By Hank Stuever
Washington Post Staff Writer
Friday, October 1, 2010; C04
For reasons nebulously noble, the TV actor Tony Danza became a 10th-grade English teacher in an urban Philadelphia high school in the 2009-10 academic year. For their own nebulously noble reasons, the school's administrators agreed to give it a try. Of course, the real reason (though all involved, especially Danza, downplay this) is television, which is how we get "Teach: Tony Danza," A&E's seven-episode documentary series that debuts Friday night.
I like the idea, since reality TV viewers tend to see far more hoarder homes and bacchanalian beach condos than they ever see of day-to-day life in America's schools. Those of us who haven't darkened the doors of a public school lately nevertheless feel qualified to editorialize at length about perceived failures therein, based on test scores and what we think we know.
At a grizzled 58, the former pugilist and sitcom star ("Taxi," "Who's the Boss?") is willing to actually go there, moving temporarily from L.A. to Philly. After a summer of new-teacher orientation, he feels ready to teach. It's something he always wanted to do, he tells us, as far back as when he earned his history degree on a wrestling scholarship (University of Dubuque, '72).

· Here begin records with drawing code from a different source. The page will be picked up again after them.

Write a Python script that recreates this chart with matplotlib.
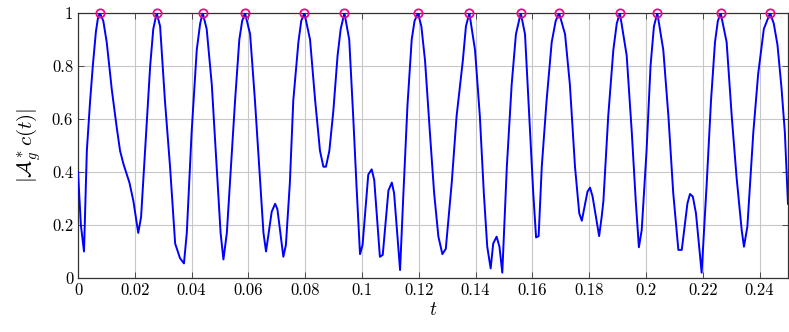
import matplotlib
matplotlib.use('Agg')
import matplotlib.pyplot as plt
from matplotlib.ticker import FuncFormatter

plt.rcParams['font.family'] = 'cmr10'
plt.rcParams['mathtext.fontset'] = 'cm'
plt.rcParams['axes.formatter.use_mathtext'] = True

# traced samples of |A*_g c(t)|
t = [0.0000, 0.0010, 0.0021, 0.0031, 0.0042, 0.0052, 0.0063, 0.0070, 0.0077,
     0.0089, 0.0101, 0.0119, 0.0136, 0.0148, 0.0160, 0.0181, 0.0195, 0.0212,
     0.0222, 0.0236, 0.0254, 0.0265, 0.0277, 0.0289, 0.0306, 0.0324, 0.0342,
     0.0359, 0.0373, 0.0383, 0.0400, 0.0418, 0.0430, 0.0439, 0.0453, 0.0471,
     0.0488, 0.0502, 0.0512, 0.0524, 0.0535, 0.0553, 0.0568, 0.0578, 0.0588,
     0.0606, 0.0623, 0.0638, 0.0653, 0.0662, 0.0682, 0.0694, 0.0702, 0.0723,
     0.0732, 0.0746, 0.0758, 0.0776, 0.0786, 0.0797, 0.0817, 0.0835, 0.0852,
     0.0864, 0.0873, 0.0885, 0.0899, 0.0914, 0.0925, 0.0938, 0.0955, 0.0969,
     0.0981, 0.0993, 0.1002, 0.1022, 0.1034, 0.1043, 0.1063, 0.1073, 0.1093,
     0.1105, 0.1113, 0.1134, 0.1145, 0.1160, 0.1175, 0.1185, 0.1197, 0.1209,
     0.1222, 0.1239, 0.1254, 0.1269, 0.1283, 0.1295, 0.1316, 0.1333, 0.1355,
     0.1366, 0.1378, 0.1398, 0.1415, 0.1429, 0.1441, 0.1453, 0.1462, 0.1474,
     0.1484, 0.1494, 0.1510, 0.1527, 0.1542, 0.1559, 0.1574, 0.1589, 0.1603,
     0.1613, 0.1622, 0.1633, 0.1650, 0.1668, 0.1682, 0.1694, 0.1715, 0.1732,
     0.1750, 0.1765, 0.1774, 0.1794, 0.1803, 0.1812, 0.1835, 0.1844, 0.1850,
     0.1867, 0.1885, 0.1897, 0.1908, 0.1932, 0.1950, 0.1964, 0.1975, 0.1985,
     0.2002, 0.2016, 0.2028, 0.2040, 0.2061, 0.2079, 0.2096, 0.2114, 0.2126,
     0.2146, 0.2155, 0.2165, 0.2176, 0.2196, 0.2214, 0.2229, 0.2243, 0.2253,
     0.2263, 0.2284, 0.2302, 0.2319, 0.2337, 0.2345, 0.2357, 0.2378, 0.2395,
     0.2415, 0.2437, 0.2450, 0.2463, 0.2477, 0.2489, 0.2500]
amp = [0.40, 0.20, 0.10, 0.48, 0.66, 0.80, 0.93, 0.98, 1.00,
       0.97, 0.89, 0.71, 0.57, 0.48, 0.43, 0.36, 0.29, 0.17,
       0.23, 0.48, 0.80, 0.94, 1.00, 0.95, 0.67, 0.42, 0.13,
       0.075, 0.055, 0.17, 0.55, 0.86, 0.96, 1.00, 0.94, 0.73,
       0.42, 0.17, 0.07, 0.17, 0.36, 0.67, 0.90, 0.97, 1.00,
       0.92, 0.67, 0.42, 0.17, 0.10, 0.25, 0.28, 0.26, 0.08,
       0.125, 0.36, 0.67, 0.89, 0.97, 1.00, 0.90, 0.67, 0.48,
       0.42, 0.42, 0.48, 0.63, 0.84, 0.94, 1.00, 0.90, 0.61,
       0.34, 0.09, 0.125, 0.39, 0.41, 0.37, 0.08, 0.087, 0.33,
       0.36, 0.32, 0.03, 0.30, 0.65, 0.90, 0.97, 1.00, 0.95,
       0.82, 0.55, 0.32, 0.156, 0.09, 0.11, 0.36, 0.61, 0.82,
       0.95, 1.00, 0.86, 0.61, 0.32, 0.118, 0.036, 0.13, 0.156,
       0.118, 0.02, 0.42, 0.73, 0.92, 1.00, 0.92, 0.61, 0.32,
       0.153, 0.158, 0.42, 0.67, 0.89, 0.97, 1.00, 0.92, 0.73,
       0.42, 0.244, 0.216, 0.326, 0.341, 0.307, 0.158, 0.231, 0.29,
       0.61, 0.86, 0.96, 1.00, 0.84, 0.55, 0.29, 0.116, 0.181,
       0.48, 0.80, 0.95, 1.00, 0.86, 0.61, 0.32, 0.106, 0.106,
       0.282, 0.317, 0.307, 0.244, 0.02, 0.36, 0.67, 0.89, 0.97,
       1.00, 0.89, 0.61, 0.38, 0.181, 0.118, 0.194, 0.55, 0.77,
       0.94, 1.00, 0.96, 0.88, 0.72, 0.55, 0.28]

peak_t = [0.0077, 0.0277, 0.0439, 0.0588, 0.0797, 0.0938, 0.1197,
          0.1378, 0.1559, 0.1694, 0.1908, 0.2040, 0.2263, 0.2437]
peak_y = [1.0] * len(peak_t)

xticks = [0, 0.02, 0.04, 0.06, 0.08, 0.1, 0.12, 0.14, 0.16, 0.18, 0.2, 0.22, 0.24]
yticks = [0, 0.2, 0.4, 0.6, 0.8, 1]

fig = plt.figure(figsize=(7.89, 3.32), dpi=100)
ax = fig.add_axes([0.0989, 0.1627, 0.8998, 0.7981])

ax.plot(t, amp, color='#0000ff', lw=1.4, zorder=3)
ax.plot(peak_t, peak_y, 'o', mfc='none', mec='#ea0b8c', ms=6, mew=1.3,
        clip_on=False, zorder=4)

ax.set_xlim(0, 0.25)
ax.set_ylim(0, 1)
ax.set_xticks(xticks)
ax.set_yticks(yticks)
fmt = FuncFormatter(lambda v, p: '%g' % round(v, 4))
ax.xaxis.set_major_formatter(fmt)
ax.yaxis.set_major_formatter(fmt)
ax.tick_params(direction='in', top=True, right=True, length=4, width=0.6,
               labelsize=12, colors='#333333', labelcolor='black')
ax.grid(True, color='#c8c8c8', lw=0.8)
ax.set_axisbelow(True)
for s in ax.spines.values():
    s.set_linewidth(0.9)
    s.set_color('#333333')

ax.set_xlabel(r'$t$', fontsize=14, labelpad=2)
ax.set_ylabel(r'$|\mathcal{A}^*_g c(t)|$', fontsize=15, labelpad=6)

fig.savefig('out.png', dpi=100)
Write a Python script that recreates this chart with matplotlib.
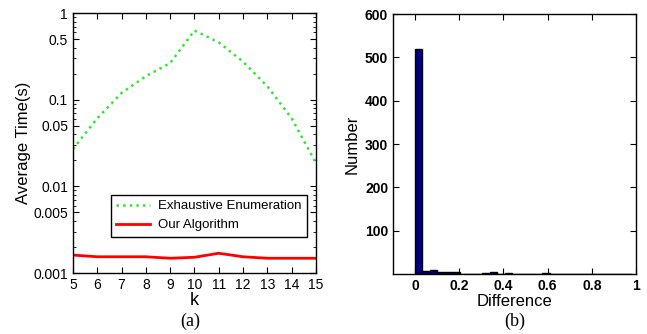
import numpy as np
import matplotlib.pyplot as plt
from matplotlib.ticker import LogLocator, NullFormatter, FixedLocator

plt.rcParams['font.family'] = ['Liberation Sans', 'DejaVu Sans']

# (a) average running time vs k
k = [5, 6, 7, 8, 9, 10, 11, 12, 13, 14, 15]
exhaustive = [0.027, 0.061, 0.12, 0.187, 0.265, 0.63, 0.46, 0.275, 0.143, 0.061, 0.0186]
ours = [0.00161, 0.00154, 0.00154, 0.00154, 0.00148, 0.00152, 0.00169, 0.00154, 0.00148, 0.00148, 0.00148]

# (b) histogram of differences
bin_width = 0.034
diff_counts = [520, 8, 9, 4, 4, 4, 1, 1, 1, 2, 4, 1, 2, 1, 1, 1, 0, 3, 1, 0,
               0, 0, 0, 0, 0, 0, 0, 0, 0]
diff_centers = [bin_width * (i + 0.5) - 0.002 for i in range(len(diff_counts))]

fig = plt.figure(figsize=(6.47, 3.34), dpi=100)

# ---- left panel ----
ax1 = fig.add_axes([0.1128, 0.1826, 0.3756, 0.778])
ax1.plot(k, exhaustive, color='#2ee82e', linestyle=':', linewidth=1.8,
         label='Exhaustive Enumeration')
ax1.plot(k, ours, color='red', linestyle='-', linewidth=2.0, label='Our Algorithm')
ax1.set_yscale('log')
ax1.set_xlim(5, 15)
ax1.set_ylim(0.001, 1)
ax1.set_xticks(range(5, 16))
ax1.yaxis.set_major_locator(FixedLocator([0.001, 0.005, 0.01, 0.05, 0.1, 0.5, 1]))
ax1.set_yticklabels(['0.001', '0.005', '0.01', '0.05', '0.1', '0.5', '1'])
ax1.yaxis.set_minor_locator(LogLocator(base=10, subs=(2, 3, 4, 6, 7, 8, 9)))
ax1.yaxis.set_minor_formatter(NullFormatter())
ax1.tick_params(which='both', direction='in', top=True, right=True, labelsize=10)
ax1.tick_params(which='major', length=4)
ax1.tick_params(which='minor', length=2)
ax1.set_ylabel('Average Time(s)', fontsize=12, labelpad=2)
ax1.set_xlabel('k', fontsize=13, labelpad=0)
leg = ax1.legend(loc='lower right', bbox_to_anchor=(0.99, 0.115), fontsize=9.5,
                 fancybox=False, edgecolor='black', framealpha=1, handlelength=2.6,
                 borderpad=0.4, labelspacing=0.5, handletextpad=0.6)
leg.get_frame().set_linewidth(1.0)
for s in ax1.spines.values():
    s.set_linewidth(1.0)
fig.text(0.294, 0.025, '(a)', fontsize=13, ha='center', family='Liberation Serif')

# ---- right panel ----
ax2 = fig.add_axes([0.6074, 0.1796, 0.3756, 0.778])
ax2.bar(diff_centers, diff_counts, width=bin_width, color='#000080',
        edgecolor='black', linewidth=1.0)
ax2.set_xlim(-0.1, 1)
ax2.set_ylim(0, 600)
ax2.set_xticks([0, 0.2, 0.4, 0.6, 0.8, 1])
ax2.set_xticklabels(['0', '0.2', '0.4', '0.6', '0.8', '1'])
ax2.set_yticks([100, 200, 300, 400, 500, 600])
ax2.tick_params(direction='in', top=True, right=True, labelsize=10, length=4)
for lab in ax2.get_xticklabels() + ax2.get_yticklabels():
    lab.set_fontweight('bold')
ax2.set_ylabel('Number', fontsize=12, labelpad=4)
ax2.set_xlabel('Difference', fontsize=12, labelpad=1)
for s in ax2.spines.values():
    s.set_linewidth(1.0)
fig.text(0.796, 0.025, '(b)', fontsize=13, ha='center', family='Liberation Serif')

fig.savefig('out.png', dpi=100)
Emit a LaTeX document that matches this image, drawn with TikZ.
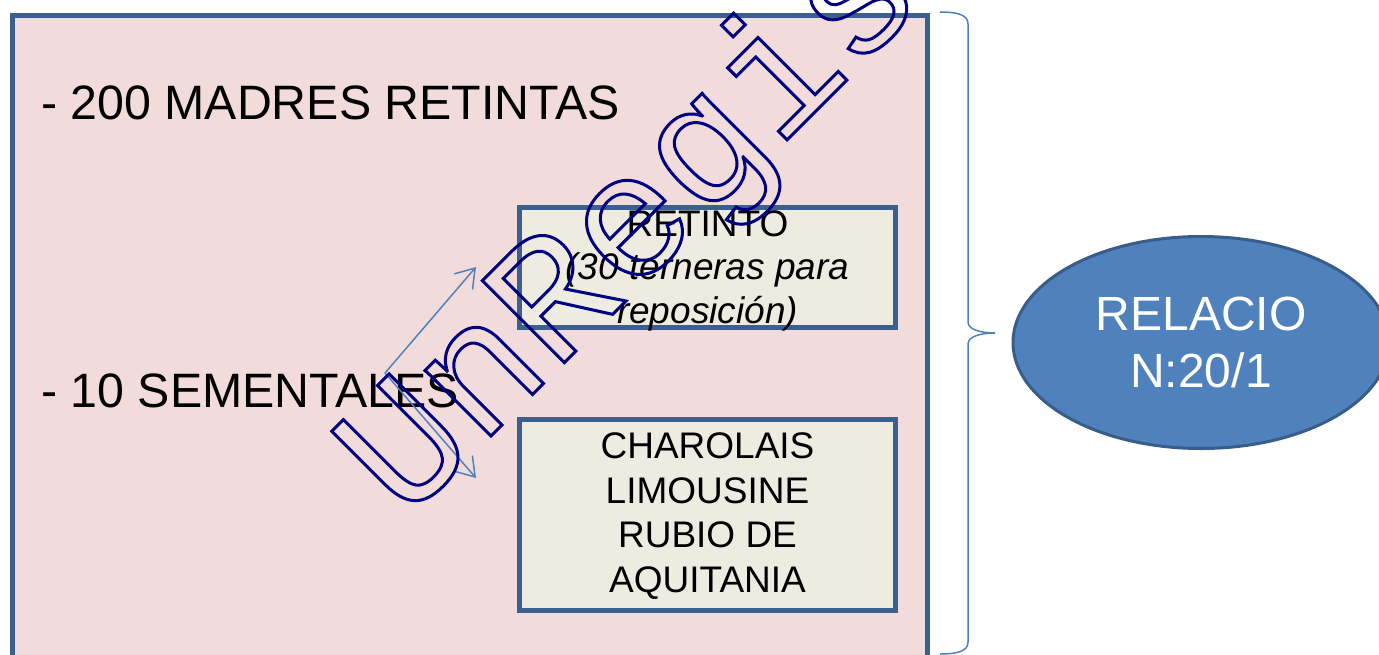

Danza is not alone in this desire: Many people daydream of a plan B that involves teaching later in life, and public schools have indeed found some of these older teachers to be innovative and energetic additions to the faculty. On the younger side of the spectrum, some of our brightest graduates from top colleges compete to participate in Teach for America, which trains them in a few short months to teach for two years in some of the nation's toughest, poorly performing schools. Add to this all the buzz about a new, pro-charter-school documentary called "Waiting for 'Superman' " and our culture can often appear to be engaged in a spate of teacher-bashing. Somehow, everyone could be a better teacher except those who've devoted their lives to it.
In "Teach," we're not so much waiting for Superman as we're waiting for Danza to shut up.
He arrives in early September for the first day of classes at Northeast High School -- a massive campus of 3,700 widely diverse students -- and he is all but certain that his winning personality will charm the teenagers into successful learning. (He raps! He tap-dances! He tells unending, tangential stories about his Brooklyn boyhood, his garbage-collector father, his boxing career, his acting career, his marriages!)
The school's principal, assistant principal and other faculty members attempt to disabuse him of the fantasy that he's starring in a real-life version of "Stand and Deliver." He's given one section of sophomore English to teach, under the watchful eye of another teacher who sits in the back of the room. Everyone, including parents, exhibits a healthy skepticism about Danza, knowing full well that his acting résumé has been thin of late.
Danza flails right from first bell. In his first class, one girl raises her hand and suggests that he wear an undershirt. Sweat pours off him in every episode.
What makes "Teach: Tony Danza" worth watching are the teenagers themselves and the glimpses of other teachers who make the place work. Danza, meanwhile, becomes an irritating, whirling, self-aggrandizing bundle of nerves. "I'm actually very concerned that he's not qualified to be an English teacher," one of his students confides to the camera after class.
"I'm not really interested in your off-topic topics," another student tells Danza.
The repressed English teacher in me wants to take the colon out of "Teach: Tony Danza." As his students and colleagues keep telling him, the classroom is not a stage. Danza nods earnestly and agrees and pays that fact all sorts of lip service, but the lesson never sinks in.
Teach: Tony Danza
One hour. Premieres Friday at 10 p.m. on A&E.